The bread in God’s house is called “bread of the presence,” or more succinctly “face bread” or “show bread,” indicating that it rests in front of or in the presence of God. There are twelve loaves of bread on the table (Lev. 24:5), which strongly suggests that it symbolizes the nation of Israel. The table of bread sits before the lampstand, which is fashioned in the style of an almond tree (Ex. 25, 37) and which gives light in front of it (Num. 8:2). The almond design is significant because the Hebrew word for almond also means watcher. This strengthens the suggestion that the bread symbolizes Israel; the bread and lampstand symbolize God’s watching over Israel. Considering the lampstand to be the eyes of a watcher relates to Jesus’s statement that the eye is the lamp of the body (Matt. 6:22, Luke 11:34); our eyes take in and evaluate the world in the same way that the light of a lamp discovers and reveals what is present in a room. Further confirming this reading, elsewhere the seven lamps are explicitly said to be the seven eyes of God (Zech. 4), and Jesus himself is said to have seven eyes (Rev. 5:6).

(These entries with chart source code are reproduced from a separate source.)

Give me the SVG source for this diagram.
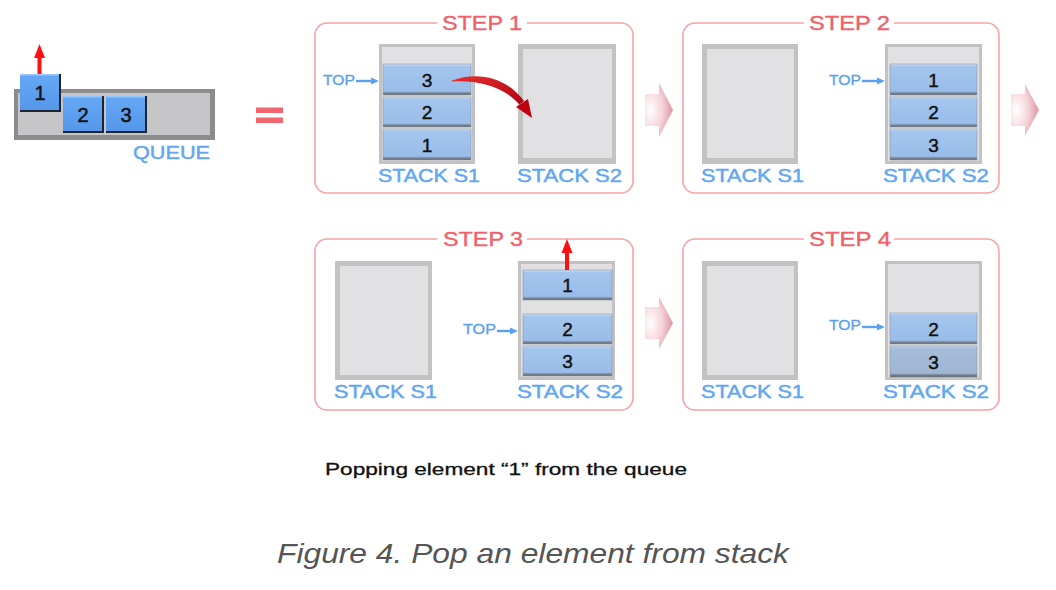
<svg xmlns="http://www.w3.org/2000/svg" width="1056" height="590" viewBox="0 0 1056 590">
<defs>
<style>
.frame{fill:none;stroke:#f7a3a7;stroke-width:1.6}
.gap{fill:#ffffff}
.title{font-family:"Liberation Sans",Arial,sans-serif;font-size:19.5px;fill:#f0606a;stroke:#f0606a;stroke-width:0.35}
.lbl{font-family:"Liberation Sans",Arial,sans-serif;font-size:18px;fill:#62a6f2;stroke:#62a6f2;stroke-width:0.45}
.top{font-family:"Liberation Sans",Arial,sans-serif;font-size:14px;fill:#5aa0f0;stroke:#5aa0f0;stroke-width:0.3}
.num{font-family:"Liberation Sans",Arial,sans-serif;font-size:19px;fill:#111111;stroke:#111111;stroke-width:0.45;text-anchor:middle}
.qnum{font-family:"Liberation Sans",Arial,sans-serif;font-size:20px;fill:#111111;stroke:#111111;stroke-width:0.5;text-anchor:middle}
.sOut{fill:#c2c2c3}
.sIn{fill:#e1e1e3}
.box{fill:url(#boxG);stroke:#8c949e;stroke-width:0.6}
.boxd{fill:url(#boxD);stroke:#8c949e;stroke-width:0.6}
.qsh{fill:#1c2430}
.qbox{fill:url(#qG)}
.toparr{stroke:#5aa0f0;stroke-width:2.4;fill:none}
.toph{fill:#5aa0f0}
.red{fill:#ff1010}
.chev{fill:url(#chG)}
</style>
<linearGradient id="boxG" x1="0" y1="0" x2="0" y2="1">
<stop offset="0" stop-color="#cfe2f8"/>
<stop offset="0.08" stop-color="#a4c5ee"/>
<stop offset="0.88" stop-color="#99bde9"/>
<stop offset="0.93" stop-color="#7d8a9a"/>
<stop offset="1" stop-color="#5a6370"/>
</linearGradient>
<linearGradient id="boxD" x1="0" y1="0" x2="0" y2="1">
<stop offset="0" stop-color="#c4d4e8"/>
<stop offset="0.08" stop-color="#a6bcd9"/>
<stop offset="0.88" stop-color="#9fb6d4"/>
<stop offset="0.93" stop-color="#7a8594"/>
<stop offset="1" stop-color="#565e6a"/>
</linearGradient>
<linearGradient id="qG" x1="0" y1="0" x2="0" y2="1">
<stop offset="0" stop-color="#a6d0ff"/>
<stop offset="0.07" stop-color="#64a7f5"/>
<stop offset="1" stop-color="#5598ea"/>
</linearGradient>
<radialGradient id="chG" cx="0.2" cy="0.5" r="0.95">
<stop offset="0" stop-color="#ffffff"/>
<stop offset="0.45" stop-color="#f5d3d8"/>
<stop offset="1" stop-color="#d27888"/>
</radialGradient>
<linearGradient id="curG" x1="0" y1="0" x2="1" y2="1">
<stop offset="0" stop-color="#e83030"/>
<stop offset="1" stop-color="#b00010"/>
</linearGradient>
</defs>

<rect width="1056" height="590" fill="#ffffff"/>

<!-- Queue -->
<g id="queue">
<rect x="14" y="89" width="201" height="51" fill="#8c8c8c"/>
<rect x="18" y="93" width="192" height="42" fill="#c6c6c8"/>
<rect class="qsh" x="20" y="74" width="41" height="38"/>
<rect class="qbox" x="20" y="74" width="39" height="36"/>
<text class="qnum" x="40" y="100">1</text>
<rect class="qsh" x="63" y="96" width="41" height="37"/>
<rect class="qbox" x="63" y="96" width="39" height="35"/>
<text class="qnum" x="83" y="122">2</text>
<rect class="qsh" x="106" y="96" width="41" height="37"/>
<rect class="qbox" x="106" y="96" width="39" height="35"/>
<text class="qnum" x="126" y="122">3</text>
<text class="lbl" x="133" y="159" textLength="77" lengthAdjust="spacingAndGlyphs">QUEUE</text>
</g>

<g id="equals">
<rect x="256" y="107.5" width="27" height="5.5" fill="#f26670"/>
<rect x="256" y="117.5" width="27" height="5.5" fill="#f26670"/>
</g>

<!-- Step 1 -->
<g id="step1">
<rect class="frame" x="315" y="23" width="318" height="170" rx="12"/>
<rect class="gap" x="437" y="16" width="90" height="14"/>
<text class="title" x="442" y="30" textLength="80" lengthAdjust="spacingAndGlyphs">STEP 1</text>
<g id="step1-s1">
<rect class="sOut" x="379" y="44" width="96" height="120"/>
<rect class="sIn" x="382" y="47" width="90" height="114"/>
<rect class="box" x="383" y="64" width="88" height="31"/><text class="num" x="427" y="87">3</text>
<rect class="box" x="383" y="97" width="88" height="30"/><text class="num" x="427" y="119">2</text>
<rect class="box" x="383" y="129" width="88" height="31"/><text class="num" x="427" y="152">1</text>
</g>
<g id="step1-s2">
<rect class="sOut" x="518" y="44" width="98" height="120"/>
<rect class="sIn" x="523" y="49" width="89" height="109"/>
</g>
<text class="top" x="323" y="85" textLength="32" lengthAdjust="spacingAndGlyphs">TOP</text>
<text class="lbl" x="378" y="182" textLength="102" lengthAdjust="spacingAndGlyphs">STACK S1</text>
<text class="lbl" x="517" y="182" textLength="105" lengthAdjust="spacingAndGlyphs">STACK S2</text>
</g>

<!-- Step 2 -->
<g id="step2">
<rect class="frame" x="683" y="23" width="316" height="170" rx="12"/>
<rect class="gap" x="804" y="16" width="90" height="14"/>
<text class="title" x="809" y="30" textLength="81" lengthAdjust="spacingAndGlyphs">STEP 2</text>
<g id="step2-s1">
<rect class="sOut" x="702" y="44" width="96" height="120"/>
<rect class="sIn" x="707" y="49" width="87" height="109"/>
</g>
<g id="step2-s2">
<rect class="sOut" x="885" y="44" width="97" height="120"/>
<rect class="sIn" x="888" y="47" width="91" height="114"/>
<rect class="box" x="890" y="64" width="87" height="31"/><text class="num" x="933.5" y="87">1</text>
<rect class="box" x="890" y="97" width="87" height="30"/><text class="num" x="933.5" y="119">2</text>
<rect class="box" x="890" y="129" width="87" height="31"/><text class="num" x="933.5" y="152">3</text>
</g>
<text class="top" x="829" y="85" textLength="32" lengthAdjust="spacingAndGlyphs">TOP</text>
<text class="lbl" x="701" y="182" textLength="103" lengthAdjust="spacingAndGlyphs">STACK S1</text>
<text class="lbl" x="883" y="182" textLength="106" lengthAdjust="spacingAndGlyphs">STACK S2</text>
</g>

<!-- Step 3 -->
<g id="step3">
<rect class="frame" x="315" y="239" width="318" height="171" rx="12"/>
<rect class="gap" x="437" y="232" width="90" height="14"/>
<text class="title" x="443" y="246" textLength="80" lengthAdjust="spacingAndGlyphs">STEP 3</text>
<g id="step3-s1">
<rect class="sOut" x="335" y="261" width="97" height="119"/>
<rect class="sIn" x="340" y="266" width="88" height="109"/>
</g>
<g id="step3-s2">
<rect class="sOut" x="518" y="261" width="97" height="119"/>
<rect class="sIn" x="521" y="264" width="91" height="113"/>
<rect class="box" x="523" y="270" width="89" height="30"/><text class="num" x="567.5" y="292">1</text>
<rect class="box" x="523" y="314" width="89" height="30"/><text class="num" x="567.5" y="336">2</text>
<rect class="box" x="523" y="346" width="89" height="30"/><text class="num" x="567.5" y="368">3</text>
</g>
<text class="top" x="463" y="334" textLength="33" lengthAdjust="spacingAndGlyphs">TOP</text>
<text class="lbl" x="334" y="398" textLength="103" lengthAdjust="spacingAndGlyphs">STACK S1</text>
<text class="lbl" x="517" y="398" textLength="106" lengthAdjust="spacingAndGlyphs">STACK S2</text>
</g>

<!-- Step 4 -->
<g id="step4">
<rect class="frame" x="683" y="239" width="316" height="171" rx="12"/>
<rect class="gap" x="804" y="232" width="90" height="14"/>
<text class="title" x="809" y="246" textLength="82" lengthAdjust="spacingAndGlyphs">STEP 4</text>
<g id="step4-s1">
<rect class="sOut" x="702" y="261" width="96" height="119"/>
<rect class="sIn" x="707" y="266" width="87" height="109"/>
</g>
<g id="step4-s2">
<rect class="sOut" x="885" y="261" width="97" height="119"/>
<rect class="sIn" x="888" y="264" width="91" height="113"/>
<rect class="box" x="890" y="313" width="87" height="31"/><text class="num" x="933.5" y="336">2</text>
<rect class="boxd" x="890" y="346" width="87" height="31"/><text class="num" x="933.5" y="369">3</text>
</g>
<text class="top" x="829" y="330" textLength="32" lengthAdjust="spacingAndGlyphs">TOP</text>
<text class="lbl" x="701" y="398" textLength="103" lengthAdjust="spacingAndGlyphs">STACK S1</text>
<text class="lbl" x="883" y="398" textLength="106" lengthAdjust="spacingAndGlyphs">STACK S2</text>
</g>

<!-- Connectors -->
<g id="connectors">
<rect class="red" x="37.5" y="57" width="4" height="17"/>
<polygon class="red" points="39.5,44 45,58 34,58"/>
<rect class="red" x="565" y="251" width="4" height="19"/>
<polygon class="red" points="567,239 572.5,253 561.5,253"/>
<path d="M452,80.5 C478,71 506,77 524,101 L519.5,104.5 C503,86 478,80 452,81.5 Z" fill="url(#curG)"/>
<polygon points="532,118 528,99 516,107" fill="#c00010"/>
<line class="toparr" x1="356" y1="81" x2="372" y2="81"/><polygon class="toph" points="379,81 371,77.5 371,84.5"/>
<line class="toparr" x1="862" y1="81" x2="878" y2="81"/><polygon class="toph" points="885,81 877,77.5 877,84.5"/>
<line class="toparr" x1="497" y1="331" x2="511" y2="331"/><polygon class="toph" points="518,331 510,327.5 510,334.5"/>
<line class="toparr" x1="862" y1="327" x2="878" y2="327"/><polygon class="toph" points="885,327 877,323.5 877,330.5"/>
<path class="chev" d="M645,94 L659,94 L659,83 L673,110 L659,137 L659,126 L645,126 Z"/>
<path class="chev" d="M1011,94 L1025,94 L1025,84 L1039,110 L1025,136 L1025,126 L1011,126 Z"/>
<path class="chev" d="M645,307 L659,307 L659,297 L673,323 L659,349 L659,339 L645,339 Z"/>
</g>

<text x="325" y="475" font-family="Liberation Sans, Arial, sans-serif" font-size="16.5" fill="#111111" stroke="#111111" stroke-width="0.3" textLength="362" lengthAdjust="spacingAndGlyphs">Popping element “1” from the queue</text>
<text x="277" y="563" font-family="Liberation Sans, Arial, sans-serif" font-size="28" font-style="italic" fill="#555555" textLength="512" lengthAdjust="spacingAndGlyphs">Figure 4. Pop an element from stack</text>
</svg>
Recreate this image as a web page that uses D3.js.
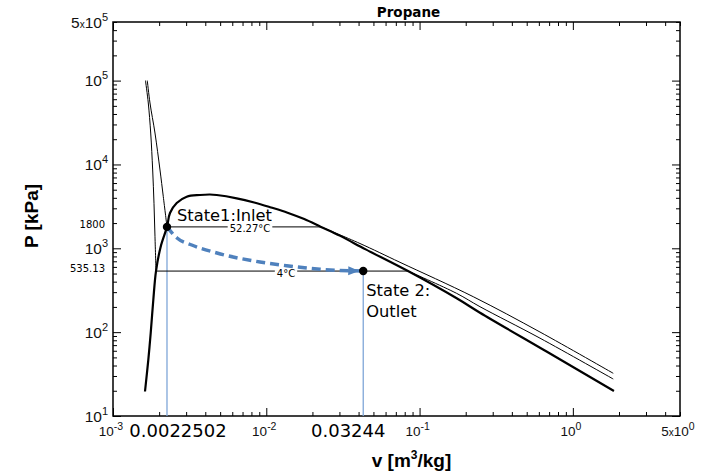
<!DOCTYPE html>
<html><head><meta charset="utf-8">
<script src="https://cdn.jsdelivr.net/npm/d3@7"></script>
<style>
html,body{margin:0;padding:0;background:#fff;}
svg{display:block;}
</style></head>
<body>
<svg id="chart" width="705" height="475"></svg>
<script>
// ---------------- data ----------------
const title = "Propane";
const xTitle = "v [m³/kg]";
const yTitle = "P [kPa]";

// saturation dome: liquid side -> critical -> vapor side
const domeV = [0.001617, 0.001699, 0.001762, 0.001832, 0.001908, 0.002047, 0.0022502, 0.002354, 0.002604, 0.003026, 0.003694, 0.004293, 0.004748, 0.006411, 0.00834, 0.01074, 0.01376, 0.01768, 0.02275, 0.03011, 0.04450, 0.08403, 0.1746, 0.2478, 0.678, 1.854];
const domeP = [19.6, 46.5, 97.7, 241.8, 535.13, 1045, 1800, 2636, 3470, 4125, 4323, 4382, 4323, 3948, 3520, 3071, 2660, 2230, 1800, 1416, 971, 535.13, 253.3, 170.6, 58.3, 19.9];

// isotherm 52.27 °C
const iso52LiqV = [0.001674, 0.001743, 0.001879, 0.002026, 0.002129, 0.0022502];
const iso52LiqP = [100000, 54070, 23710, 8590, 4125, 1800];
const iso52VapV = [0.02275, 0.04085, 0.07451, 0.2240, 0.6101, 1.8346];
const iso52VapP = [1800, 1141, 680.8, 264.7, 100.4, 32.3];
// isotherm 4 °C
const iso4LiqV = [0.001629, 0.001699, 0.001762, 0.001815, 0.001851, 0.001879, 0.001908];
const iso4LiqP = [100000, 54070, 23710, 8590, 3441, 1375, 535.13];
const iso4VapV = [0.08403, 0.1746, 0.2478, 0.6101, 1.8346];
const iso4VapP = [535.13, 290, 201.2, 84.8, 27.6];
const isoLabels = ["52.27°C", "4°C"];

// process path State 1 -> State 2
const processV = [0.0022502, 0.002615, 0.003262, 0.004769, 0.009097, 0.01359, 0.0224, 0.0429];
const processP = [1800, 1327, 1095, 879, 686, 620, 562, 535.13];

// plotted state points (as drawn) and their printed labels
const stateV = [0.0022502, 0.0429];
const stateP = [1800, 535.13];
const stateNames = [["State1:Inlet"], ["State 2:", "Outlet"]];
const stateXLabels = ["0.0022502", "0.03244"];
const stateYLabels = ["1800", "535.13"];

// axis tick labels
const xTickValues = [1e-3, 1e-2, 1e-1, 1, 5];
const xTickMant = ["", "", "", "", "5x"];
const xTickExp = ["-3", "-2", "-1", "0", "0"];
const yTickValues = [1e1, 1e2, 1e3, 1e4, 1e5, 5e5];
const yTickMant = ["", "", "", "", "", "5x"];
const yTickExp = ["1", "2", "3", "4", "5", "5"];

// ---------------- layout ----------------
const W = 705, H = 475;
const m = {left: 113, top: 22, right: 25, bottom: 59};
const svg = d3.select("#chart");
const x = d3.scaleLog().domain([1e-3, 5]).range([m.left, W - m.right]);
const y = d3.scaleLog().domain([10, 5e5]).range([H - m.bottom, m.top]);
const X0 = m.left, X1 = W - m.right, Y0 = m.top, Y1 = H - m.bottom;

function logTicks(domain) {
  const out = [];
  const k0 = Math.floor(Math.log10(domain[0])), k1 = Math.ceil(Math.log10(domain[1]));
  for (let k = k0; k <= k1; k++) for (let j = 1; j <= 9; j++) {
    const v = j * Math.pow(10, k);
    if (v >= domain[0] * 0.9999 && v <= domain[1] * 1.0001) out.push({v, major: j === 1});
  }
  return out;
}
const xt = logTicks(x.domain()), yt = logTicks(y.domain());
const xMaj = xt.filter(d => d.major).map(d => d.v), xMin = xt.filter(d => !d.major).map(d => d.v);
const yMaj = yt.filter(d => d.major).map(d => d.v), yMin = yt.filter(d => !d.major).map(d => d.v);

function addAxis(gen, tr, vals, size) {
  const g = svg.append("g").attr("transform", tr)
    .call(gen.tickValues(vals).tickSize(size).tickFormat(""));
  g.select(".domain").remove();
  g.selectAll("line").attr("stroke", "#000").attr("stroke-width", 1);
}
addAxis(d3.axisBottom(x), `translate(0,${Y1})`, xMaj, -8);
addAxis(d3.axisBottom(x), `translate(0,${Y1})`, xMin, -4);
addAxis(d3.axisTop(x), `translate(0,${Y0})`, xMaj, -8);
addAxis(d3.axisTop(x), `translate(0,${Y0})`, xMin, -4);
addAxis(d3.axisLeft(y), `translate(${X0},0)`, yMaj, -8);
addAxis(d3.axisLeft(y), `translate(${X0},0)`, yMin, -4);
addAxis(d3.axisRight(y), `translate(${X1},0)`, yMaj, -8);
addAxis(d3.axisRight(y), `translate(${X1},0)`, yMin, -4);

// frame
svg.append("rect").attr("x", X0).attr("y", Y0).attr("width", X1 - X0).attr("height", Y1 - Y0)
  .attr("fill", "none").attr("stroke", "#000").attr("stroke-width", 1.5);

// ---------------- curves ----------------
const line = d3.line().x(d => x(d[0])).y(d => y(d[1])).curve(d3.curveCatmullRom.alpha(0.5));
const zip = (a, b) => a.map((v, i) => [v, b[i]]);

// vertical state lines
svg.selectAll(".vline").data(stateV).enter().append("line")
  .attr("x1", d => x(d)).attr("x2", d => x(d))
  .attr("y1", (d, i) => y(stateP[i])).attr("y2", Y1)
  .attr("stroke", "#7fa6d8").attr("stroke-width", 1.3);

// isotherms
[[iso52LiqV, iso52LiqP], [iso52VapV, iso52VapP], [iso4LiqV, iso4LiqP], [iso4VapV, iso4VapP]].forEach(([a, b]) => {
  svg.append("path").attr("d", line(zip(a, b))).attr("fill", "none")
    .attr("stroke", "#000").attr("stroke-width", 1);
});
// horizontal (two-phase) parts with labels
const horiz = [
  {v0: iso52LiqV[iso52LiqV.length - 1], v1: iso52VapV[0], p: iso52VapP[0], label: isoLabels[0], dx: 6},
  {v0: iso4LiqV[iso4LiqV.length - 1], v1: iso4VapV[0], p: iso4VapP[0], label: isoLabels[1], dx: 4}
];
horiz.forEach(h => {
  svg.append("line").attr("x1", x(h.v0)).attr("x2", x(h.v1)).attr("y1", y(h.p)).attr("y2", y(h.p))
    .attr("stroke", "#000").attr("stroke-width", 1);
  const cx = (x(h.v0) + x(h.v1)) / 2 + h.dx;
  const t = svg.append("text").attr("x", cx).attr("y", y(h.p) + 5.5)
    .attr("text-anchor", "middle").attr("font-family", "DejaVu Sans").attr("font-size", 10)
    .attr("fill", "#000").text(h.label);
  const bb = t.node().getBBox();
  svg.insert("rect", () => t.node()).attr("x", bb.x - 2).attr("y", y(h.p) - 1).attr("width", bb.width + 4)
    .attr("height", 3).attr("fill", "#fff");
});

// dome
svg.append("path").attr("d", line(zip(domeV, domeP))).attr("fill", "none")
  .attr("stroke", "#000").attr("stroke-width", 2.2).attr("stroke-linejoin", "round");

// process arrow
svg.append("defs").append("marker").attr("id", "arr")
  .attr("markerUnits", "userSpaceOnUse").attr("markerWidth", 12).attr("markerHeight", 10)
  .attr("refX", 15).attr("refY", 4.5).attr("orient", "auto").attr("overflow", "visible")
  .append("path").attr("d", "M0,0 L11,4.5 L0,9 Z").attr("fill", "#4f81bd");
svg.append("path").attr("d", d3.line().x(d => x(d[0])).y(d => y(d[1])).curve(d3.curveMonotoneX)(zip(processV, processP)))
  .attr("fill", "none").attr("stroke", "#4f81bd").attr("stroke-width", 3.5)
  .attr("stroke-dasharray", "9,5").attr("marker-end", "url(#arr)");

// state points
svg.selectAll(".dot").data(stateV).enter().append("circle")
  .attr("cx", d => x(d)).attr("cy", (d, i) => y(stateP[i])).attr("r", 4.2).attr("fill", "#000");

// state names
const nameOff = [{dx: 10, dy: -6}, {dx: 3, dy: 25}];
stateNames.forEach((lines, i) => {
  lines.forEach((s, j) => {
    svg.append("text").attr("x", x(stateV[i]) + nameOff[i].dx).attr("y", y(stateP[i]) + nameOff[i].dy + j * 21)
      .attr("font-family", "DejaVu Sans").attr("font-size", 16.3).attr("fill", "#000").text(s);
  });
});

// ---------------- tick labels ----------------
const tf = "Liberation Sans, Arial, sans-serif";
yTickValues.forEach((v, i) => {
  const t = svg.append("text").attr("x", X0 - 5).attr("y", y(v) + 5.5).attr("text-anchor", "end")
    .attr("font-family", tf).attr("font-size", 15.5).attr("fill", "#111");
  if (yTickMant[i]) { t.append("tspan").text("5"); t.append("tspan").attr("font-size", 10).text("x"); }
  t.append("tspan").text("10");
  t.append("tspan").attr("font-size", 11).attr("dy", -7).text(yTickExp[i]);
});
xTickValues.forEach((v, i) => {
  const t = svg.append("text").attr("x", x(v) - 2).attr("y", Y1 + 20).attr("text-anchor", "middle")
    .attr("font-family", tf).attr("font-size", 13.5).attr("fill", "#111");
  if (xTickMant[i]) { t.append("tspan").text("5"); t.append("tspan").attr("font-size", 10).text("x"); }
  t.append("tspan").text("10");
  t.append("tspan").attr("font-size", 10.5).attr("dy", -6).text(xTickExp[i]);
});
const xLabOff = [11, -15];
stateXLabels.forEach((s, i) => {
  svg.append("text").attr("x", x(stateV[i]) + xLabOff[i]).attr("y", Y1 + 21).attr("text-anchor", "middle")
    .attr("font-family", "DejaVu Sans").attr("font-size", 18).attr("fill", "#000").text(s);
});
const yLabOff = [1, 1];
stateYLabels.forEach((s, i) => {
  svg.append("text").attr("x", X0 - 8).attr("y", y(stateP[i]) + yLabOff[i]).attr("text-anchor", "end")
    .attr("font-family", "DejaVu Sans").attr("font-size", 10).attr("fill", "#000").text(s);
});

// ---------------- titles ----------------
svg.append("text").attr("x", (X0 + X1) / 2 + 12).attr("y", 17).attr("text-anchor", "middle")
  .attr("font-family", "DejaVu Sans").attr("font-weight", "bold").attr("font-size", 13.5).text(title);
const xt2 = svg.append("text").attr("x", (X0 + X1) / 2 + 15).attr("y", 467).attr("text-anchor", "middle")
  .attr("font-family", tf).attr("font-weight", "bold").attr("font-size", 19);
xt2.append("tspan").text("v [m");
xt2.append("tspan").attr("font-size", 12).attr("dy", -8).text("3");
xt2.append("tspan").attr("dy", 8).text("/kg]");
svg.append("text").attr("transform", `translate(37.5,216)rotate(-90)`).attr("text-anchor", "middle")
  .attr("font-family", tf).attr("font-weight", "bold").attr("font-size", 19).text(yTitle);
</script>
</body></html>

You might think that in the new covenant, where all God’s people travel all the way in to the most holy place to stand before him in worship (Heb. 4:16), there would be no more need for bread and wine to stand before God to represent us. But the new covenant does have a table filled with bread and wine, and the bread is still said to symbolize Jesus’s body, the church (1 Cor. 10-11). The new covenant in Jesus does not bring an end to ritual; instead, it transforms the ritual in God’s house from one that highlights concentric circles of separation (only priests may enter the holy place, and only priests may eat from this table outside the house) to one that highlights our union with Jesus and with one another (all of God’s people are invited all the way in to his throne room to feast weekly with him).
Thus, weekly communion: in every covenant bread and wine are to be set out continually on the table in God’s house to welcome his people.